Ads to list good, bad tobacco retailers
| Restaurant smoking ban gains support |
By Alice Keesing
Advertiser Health Writer
The Health Department will today begin publishing the names of stores whose clerks were caught selling tobacco to minors in a new campaign to curb the illegal practice.
Since 1996, the department has conducted monthly sting operations with police and cancer researchers in which under 18-year-olds try to buy tobacco products.
But the stings don't appear to have had much effect.
Although store clerks who are caught are fined as much as $500, the number of stores selling tobacco illegally has remained at around 20 percent.
The Health Department wants to cut that to about 10 percent and is adopting a strategy used on the Mainland: publishing the names of stores that follow, or break, the law. The ads will appear in papers across the state every month.
Appearing today are the names of 22 stores whose clerks violated the law and 73 that followed it during December.
The ads will cost about $2,000 a month and are paid for with money the state is receiving from the 1998 settlement with the tobacco industry.
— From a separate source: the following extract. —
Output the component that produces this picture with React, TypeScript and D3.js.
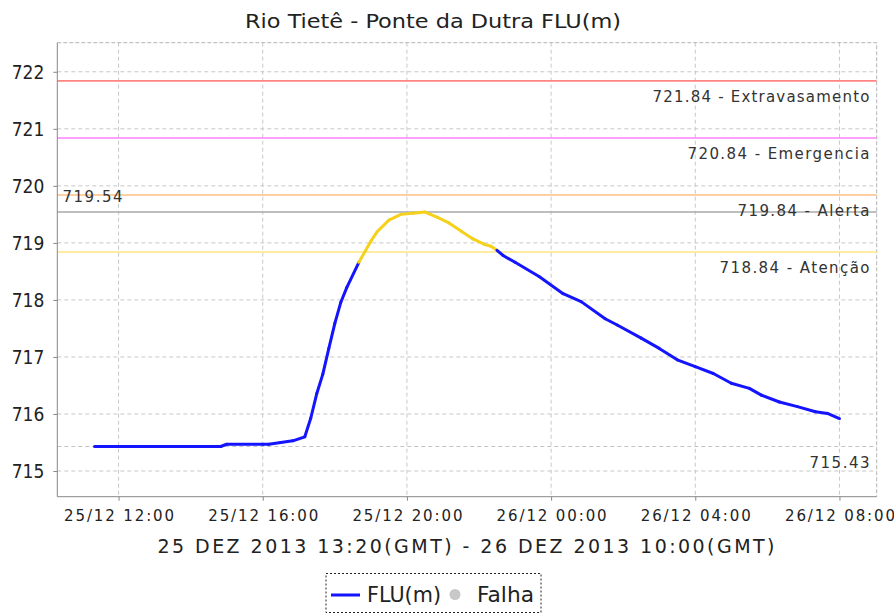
import React, { useEffect, useRef } from 'react';
import * as d3 from 'd3';

// leituras do nível (m) - Rio Tietê, Ponte da Dutra
const times = [
  '25/12 11:20', '25/12 12:40', '25/12 14:00', '25/12 14:50', '25/12 15:00',
  '25/12 16:00', '25/12 16:10', '25/12 16:30', '25/12 16:50', '25/12 17:10',
  '25/12 17:20', '25/12 17:30', '25/12 17:40', '25/12 17:50', '25/12 18:00',
  '25/12 18:10', '25/12 18:20', '25/12 18:40', '25/12 19:00', '25/12 19:10',
  '25/12 19:30', '25/12 19:50', '25/12 20:10', '25/12 20:30', '25/12 20:50',
  '25/12 21:10', '25/12 21:30', '25/12 21:50', '25/12 22:10', '25/12 22:20',
  '25/12 22:30', '25/12 22:40', '25/12 23:00', '25/12 23:40', '26/12 00:20',
  '26/12 00:50', '26/12 01:30', '26/12 01:50', '26/12 02:30', '26/12 03:00',
  '26/12 03:30', '26/12 04:00', '26/12 04:30', '26/12 05:00', '26/12 05:30',
  '26/12 05:50', '26/12 06:20', '26/12 06:50', '26/12 07:20', '26/12 07:40',
  '26/12 08:00',
];

const levels = [
  715.43, 715.43, 715.43, 715.43, 715.47,
  715.47, 715.47, 715.5, 715.53, 715.6,
  715.93, 716.36, 716.7, 717.15, 717.59,
  717.96, 718.22, 718.66, 719.03, 719.19,
  719.4, 719.5, 719.52, 719.54, 719.45,
  719.35, 719.21, 719.07, 718.97, 718.94,
  718.87, 718.78, 718.66, 718.41, 718.11,
  717.97, 717.67, 717.56, 717.33, 717.15,
  716.95, 716.83, 716.71, 716.54, 716.45,
  716.33, 716.21, 716.13, 716.04, 716.01,
  715.92,
];

const thresholdValues = [721.84, 720.84, 719.84, 718.84];
const thresholdNames = ['Extravasamento', 'Emergencia', 'Alerta', 'Atenção'];

const xTickLabels = ['25/12 12:00', '25/12 16:00', '25/12 20:00', '26/12 00:00', '26/12 04:00', '26/12 08:00'];
const yTickValues = [715, 716, 717, 718, 719, 720, 721, 722];
const xDomain = ['25/12 10:18', '26/12 09:02'];
const yDomain = [714.55, 722.51];

const title = 'Rio Tietê - Ponte da Dutra FLU(m)';
const xTitle = '25 DEZ 2013 13:20(GMT) - 26 DEZ 2013 10:00(GMT)';

export default function App() {
  const ref = useRef<SVGSVGElement>(null);

  useEffect(() => {
    const width = 894;
    const height = 614;
    const margin = { top: 42.7, bottom: 117.3, left: 57.3, right: 17.3 };

    const parse = d3.timeParse('%d/%m/%Y %H:%M');
    const toDate = (s: string) => {
      const [d, t] = s.split(' ');
      return parse(`${d}/2013 ${t}`) as Date;
    };
    const fmt = d3.timeFormat('%d/%m %H:%M');

    const data = times.map((t, i) => ({ date: toDate(t), value: levels[i] }));

    const svg = d3.select(ref.current);
    svg.selectAll('*').remove();

    const xScale = d3
      .scaleTime()
      .domain(xDomain.map(toDate))
      .range([margin.left, width - margin.right]);

    const yScale = d3
      .scaleLinear()
      .domain(yDomain)
      .range([height - margin.bottom, margin.top]);

    const x0 = margin.left;
    const x1 = width - margin.right;
    const y0 = height - margin.bottom;
    const y1 = margin.top;

    svg.append('rect')
      .attr('width', width)
      .attr('height', height)
      .attr('fill', '#fff');

    // grade
    const grid = svg.append('g').attr('stroke', '#c8c8c8').attr('stroke-dasharray', '4,3');
    grid.selectAll('line.v')
      .data(xTickLabels.map(toDate))
      .enter()
      .append('line')
      .attr('x1', (d) => xScale(d))
      .attr('x2', (d) => xScale(d))
      .attr('y1', y1)
      .attr('y2', y0);
    grid.selectAll('line.h')
      .data(yTickValues)
      .enter()
      .append('line')
      .attr('x1', x0)
      .attr('x2', x1)
      .attr('y1', (d) => yScale(d))
      .attr('y2', (d) => yScale(d));

    // borda superior e direita
    svg.append('path')
      .attr('d', `M${x0},${y1}H${x1}V${y0}`)
      .attr('fill', 'none')
      .attr('stroke', '#b4b4b4')
      .attr('stroke-dasharray', '4,2');

    // limites
    const thresholdColors = ['#ff8484', '#ff80ff', '#ffbf86', '#ffe680'];
    const labelWidths = [217, 182, 132, 150];
    thresholdValues.forEach((v, i) => {
      svg.append('line')
        .attr('x1', x0)
        .attr('x2', x1)
        .attr('y1', yScale(v))
        .attr('y2', yScale(v))
        .attr('stroke', thresholdColors[i])
        .attr('stroke-width', 1.6);
    });

    const maxV = d3.max(levels) as number;
    const minV = d3.min(levels) as number;

    svg.append('line')
      .attr('x1', x0)
      .attr('x2', x1)
      .attr('y1', yScale(maxV))
      .attr('y2', yScale(maxV))
      .attr('stroke', '#a8a8a8')
      .attr('stroke-width', 1.5);

    svg.append('line')
      .attr('x1', x0)
      .attr('x2', x1)
      .attr('y1', yScale(minV))
      .attr('y2', yScale(minV))
      .attr('stroke', '#c4c4c4')
      .attr('stroke-dasharray', '4,3');

    const labels = svg.append('g')
      .attr('font-family', 'DejaVu Sans')
      .attr('font-size', 15)
      .attr('fill', '#333');

    thresholdValues.forEach((v, i) => {
      labels.append('text')
        .attr('x', 869.5)
        .attr('y', yScale(v) + 21)
        .attr('text-anchor', 'end')
        .attr('textLength', labelWidths[i])
        .attr('lengthAdjust', 'spacing')
        .text(`${v.toFixed(2)} - ${thresholdNames[i]}`);
    });

    labels.append('text')
      .attr('x', 62.5)
      .attr('y', yScale(maxV) - 10)
      .attr('textLength', 60)
      .attr('lengthAdjust', 'spacing')
      .text(maxV.toFixed(2));

    labels.append('text')
      .attr('x', 869.5)
      .attr('y', yScale(minV) + 21)
      .attr('text-anchor', 'end')
      .attr('textLength', 60)
      .attr('lengthAdjust', 'spacing')
      .text(minV.toFixed(2));

    // série, amarela quando passa do nível de atenção
    const atencao = thresholdValues[3];
    const segs = d3.pairs(data);
    const line = d3.line<{ date: Date; value: number }>()
      .x((d) => xScale(d.date))
      .y((d) => yScale(d.value));

    svg.append('g')
      .selectAll('path')
      .data(segs)
      .enter()
      .append('path')
      .attr('d', (d) => line(d) as string)
      .attr('fill', 'none')
      .attr('stroke', (d) => (d[1].value >= atencao ? '#f6d11c' : '#1414ff'))
      .attr('stroke-width', 3)
      .attr('stroke-linecap', 'round');

    // eixos
    const xAxis = d3.axisBottom(xScale)
      .tickValues(xTickLabels.map(toDate))
      .tickFormat((d) => fmt(d as Date))
      .tickSize(4)
      .tickSizeOuter(0);

    const yAxis = d3.axisLeft(yScale)
      .tickValues(yTickValues)
      .tickFormat(d3.format('d'))
      .tickSize(4)
      .tickSizeOuter(0);

    const gx = svg.append('g')
      .attr('transform', `translate(0, ${y0})`)
      .call(xAxis);
    gx.select('.domain').attr('stroke', '#888').attr('d', `M${x0},0H${x1}`);
    gx.selectAll('.tick line').attr('stroke', '#888');
    gx.selectAll('.tick text')
      .attr('font-family', 'DejaVu Sans')
      .attr('font-size', 15)
      .attr('fill', '#222')
      .attr('y', 24)
      .attr('dy', 0)
      .attr('textLength', 110)
      .attr('lengthAdjust', 'spacing');

    const gy = svg.append('g')
      .attr('transform', `translate(${x0}, 0)`)
      .call(yAxis);
    gy.select('.domain').attr('stroke', '#888').attr('d', `M0,${y1}V${y0}`);
    gy.selectAll('.tick line').attr('stroke', '#888');
    gy.selectAll('.tick text')
      .attr('font-family', 'DejaVu Sans Condensed')
      .attr('font-size', 19)
      .attr('fill', '#222')
      .attr('x', -13)
      .attr('dy', '0.36em');

    // títulos
    svg.append('text')
      .attr('x', 433)
      .attr('y', 28)
      .attr('text-anchor', 'middle')
      .attr('font-family', 'DejaVu Sans Condensed')
      .attr('font-size', 19)
      .attr('fill', '#222')
      .attr('textLength', 376)
      .attr('lengthAdjust', 'spacingAndGlyphs')
      .text(title);

    svg.append('text')
      .attr('x', 466)
      .attr('y', 553)
      .attr('text-anchor', 'middle')
      .attr('font-family', 'DejaVu Sans')
      .attr('font-size', 19)
      .attr('fill', '#222')
      .attr('textLength', 617)
      .attr('lengthAdjust', 'spacing')
      .text(xTitle);

    // legenda
    const legend = svg.append('g');
    legend.append('rect')
      .attr('x', 326)
      .attr('y', 573.5)
      .attr('width', 215)
      .attr('height', 39)
      .attr('fill', '#fff')
      .attr('stroke', '#222')
      .attr('stroke-dasharray', '2,2');
    legend.append('line')
      .attr('x1', 331)
      .attr('x2', 360)
      .attr('y1', 595)
      .attr('y2', 595)
      .attr('stroke', '#1414ff')
      .attr('stroke-width', 3);
    legend.append('text')
      .attr('x', 367)
      .attr('y', 602)
      .attr('font-family', 'DejaVu Sans')
      .attr('font-size', 21)
      .attr('fill', '#222')
      .attr('textLength', 74)
      .attr('lengthAdjust', 'spacingAndGlyphs')
      .text('FLU(m)');
    legend.append('circle')
      .attr('cx', 455)
      .attr('cy', 594.5)
      .attr('r', 5.5)
      .attr('fill', '#c8c8c8');
    legend.append('text')
      .attr('x', 477)
      .attr('y', 602)
      .attr('font-family', 'DejaVu Sans')
      .attr('font-size', 21)
      .attr('fill', '#222')
      .attr('textLength', 57)
      .attr('lengthAdjust', 'spacingAndGlyphs')
      .text('Falha');
  }, []);

  return (
    <svg
      ref={ref}
      width={894}
      height={614}
      style={{ position: 'absolute', left: 0, top: 0, display: 'block' }}
    />
  );
}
Julian Lipsher, who heads the department's tobacco prevention program, said the aim is to increase public awareness and vigilance by merchants.
"I think public praise and public shame or awareness is helpful," he said. "I think those merchants that don't sell to the kids will appreciate seeing their name in the paper saying, 'We did fine.'
"Those merchants where clerks were cited in their stores will not feel too good about seeing their name in the paper and perhaps that will cause them to take this issue a bit more seriously."
Stores that were cited range from mom-and-pop stores to large chains.
The department also is stepping up its education efforts, providing training materials and sessions for merchants.